|
"Фауст"
Как договориться с дьяволом
Пять часов действия, раскачивающегося между небом, адом и землей, целая кунсткамера причудливых персонажей, смелые и странные метафоры, -- "Фауст" Эймунтаса Някрошюса загадочен, страшен и поэтичен на зависть Гете.
В последнее время самый знаменитый литовский режиссер был не в форме - его "Песнь песней" и "Времена года" выглядели слишком личным высказыванием, чтобы вдохновить зрителя. В "Фаусте" он доказывает свое первенство в лиге режиссеров-тяжеловесов.
Для начала Някрошюс не побоялся выбрать для постановки трагедию Гете, которой, к тому же, не повезло с литовским переводом. Из грандиозной первой части он сумел составить захватывающую, жуткую и компактную историю. А размах действия, непринужденно перемещающегося из глубин человеческого сердца в космос, выразил метафорами, смелыми и странными, словно физика элементарных частиц.
С первой же сцены - Някрошюс отказался от гетевского "Пролога в театре" и начал сразу с "Пролога на небесах" -- стало ясно, что средневековая образность истории о Фаусте попала в идеальный резонанс с предельно материальным, плотским, осязаемым стилем постановщика. Посреди сцены - ось мира. Это бревно, лежащее на камне. Его с трудом таскает по кругу высокий тощий Бог в белом балахоне. Мефистофель - толстощекий хлопотун в потрепанном фраке - отнимает у него бревно и пускается с ним в бег. Мир крутится как заводной, дьявол фонтанирует идеями, все летит к чертям. Передохнув, бог опять берется за бревно и мир возвращается к прежнему ритму жизни, скучноватому, но надежному.
Несмотря на мистериальную образность, "Фауст" у Някрошюса вышел не христианским, а скорее, языческим. Мефистофель здесь не воплощение зла, а жовиальный весельчак, без которого господний мир выглядел бы скучным и правильным, как больничная палата. Сальвиюс Трепулис вытанцовывает эту роль, словно герой оперетки, канканируя на руинах чужих судеб.
Самое лучшее решение постановщика, не пожелавшего делить героев на грешников и святых, -- это кордебалет демонов, сопровождающий героев. Эти проказливые существа с повадками смешных маленьких зверьков не столько черти из христианской демонологии, сколько низшие духи древнейшей, языческой религии. Они внеморальны, шаловливы, подвижны. Именно такими - невинными и веселыми - были когда-то ведьмы в великолепном някрошюсовском "Макбете". Дьяволята то крутят прялки, стараясь для Гретхен, то, прикинувшись судьями, выносят ей смертный приговор, то, напустив на себя набожность, превращаются в колокола: две девушки раскачивают третью, напевая звонкими голосами, и Фауст, заслушавшись их, отказывается от самоубийства.

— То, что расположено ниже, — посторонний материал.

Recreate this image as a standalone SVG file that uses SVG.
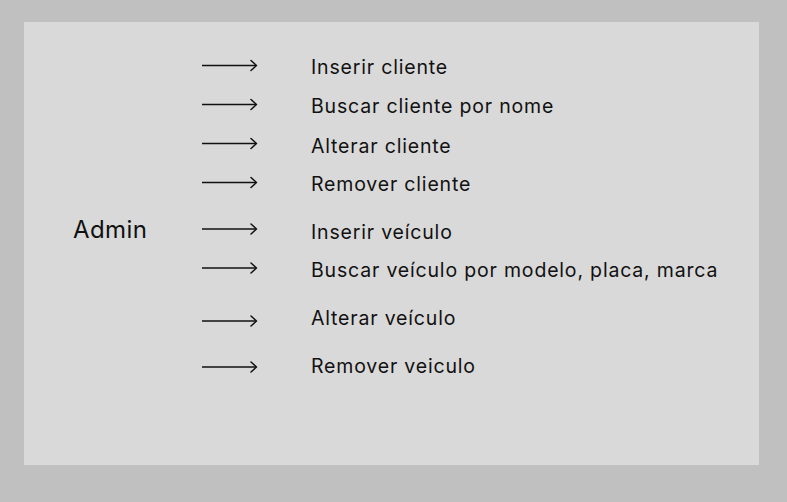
<svg xmlns="http://www.w3.org/2000/svg" width="787" height="502" viewBox="0 0 787 502">
<style>
.t{font-family:Inter,"Noto Sans","Liberation Sans",sans-serif;font-size:19.5px;letter-spacing:0.82px;fill:#111}
.a{stroke:#111;stroke-width:1.5;fill:none}
.h{stroke:#111;stroke-width:1.5;fill:none;stroke-linecap:round;stroke-linejoin:round}
</style>
<rect x="0" y="0" width="787" height="502" fill="#c0c0c0"/>
<rect x="24" y="22" width="735" height="443" fill="#d9d9d9"/>
<g id="admin"><text class="t" x="73" y="238" style="font-size:24px;letter-spacing:0.4px">Admin</text></g>
<g id="connectors">
<g transform="translate(0,65.5)"><path class="a" d="M202 0H256"/><path class="h" d="M251 -5L256.5 0L251 5"/></g>
<g transform="translate(0,104.5)"><path class="a" d="M202 0H256"/><path class="h" d="M251 -5L256.5 0L251 5"/></g>
<g transform="translate(0,143.5)"><path class="a" d="M202 0H256"/><path class="h" d="M251 -5L256.5 0L251 5"/></g>
<g transform="translate(0,182.5)"><path class="a" d="M202 0H256"/><path class="h" d="M251 -5L256.5 0L251 5"/></g>
<g transform="translate(0,229)"><path class="a" d="M202 0H256"/><path class="h" d="M251 -5L256.5 0L251 5"/></g>
<g transform="translate(0,268)"><path class="a" d="M202 0H256"/><path class="h" d="M251 -5L256.5 0L251 5"/></g>
<g transform="translate(0,321)"><path class="a" d="M202 0H256"/><path class="h" d="M251 -5L256.5 0L251 5"/></g>
<g transform="translate(0,367)"><path class="a" d="M202 0H256"/><path class="h" d="M251 -5L256.5 0L251 5"/></g>
</g>
<g id="inserir-cliente"><text class="t" x="311" y="74">Inserir cliente</text></g>
<g id="buscar-cliente"><text class="t" x="311" y="113">Buscar cliente por nome</text></g>
<g id="alterar-cliente"><text class="t" x="311" y="152.5">Alterar cliente</text></g>
<g id="remover-cliente"><text class="t" x="311" y="190.5">Remover cliente</text></g>
<g id="inserir-veiculo"><text class="t" x="311" y="238.5">Inserir veículo</text></g>
<g id="buscar-veiculo"><text class="t" x="311" y="277.3">Buscar veículo por modelo, placa, marca</text></g>
<g id="alterar-veiculo"><text class="t" x="311" y="325">Alterar veículo</text></g>
<g id="remover-veiculo"><text class="t" x="311" y="373">Remover veiculo</text></g>
</svg>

Фауста играет премьер театра Meno Fortas и alter ego постановщика Владас Багдонас. Его роль перенасыщена интеллектуальными монологами, но воспринимаются они легко - Някрошюс для каждой мысли находит точный пластический образ. На спектакле зрители снимают надоевшие наушники с синхронным переводом: здесь все ясно без слов. Вот Фауст зажмурился, встал на цыпочки и, слепо вытянув руки перед собой, побрел по сцене, натыкаясь на предметы, -- и мы воочию видим, как "земную жизнь пройдя до половины", он "очутился в сумрачном лесу".
Някрошюс каждую роль превращает в мини-балет, но тщательнее всего он проработал партию Элжбиеты Латенайте. Эта Гретхен подвижна как ртуть, светла как солнечный луч. Каждую реплику она отыгрывает всем телом. Любовь разгоняет ее внутреннюю жизнь до предельной скорости, кажется, еще слово, и она взлетит над сценой. В горе же она словно окукливается. Еще не умерев, она превращается в куклу, в камень. Пытаясь спасти ее из тюрьмы, Фауст хватает ее, но она виснет у него на руках как труп.
В языческой вселенной Някрошюса добро не может победить зло, как день не может победить ночь. Лучшую сцену Някрошюс приберег к финалу. Раздираемую муками совести Гретхен, пытающуюся выбрать между побегом и самопожертвованием, по очереди подхватывают на руки и кружат в танце бог и дьявол. У Гете финал ясен: "Она осуждена на муки!" -- восклицает Мефистофель. "Спасена!" -- возражает "голос сверху". У Някрошюса спор бога и дьявола не имеет конца: снова и снова они твердят каждый свое над бездыханным телом Гретхен, и звучит музыка сфер, и мир продолжает свое вращение, забыв про доктора Фауста.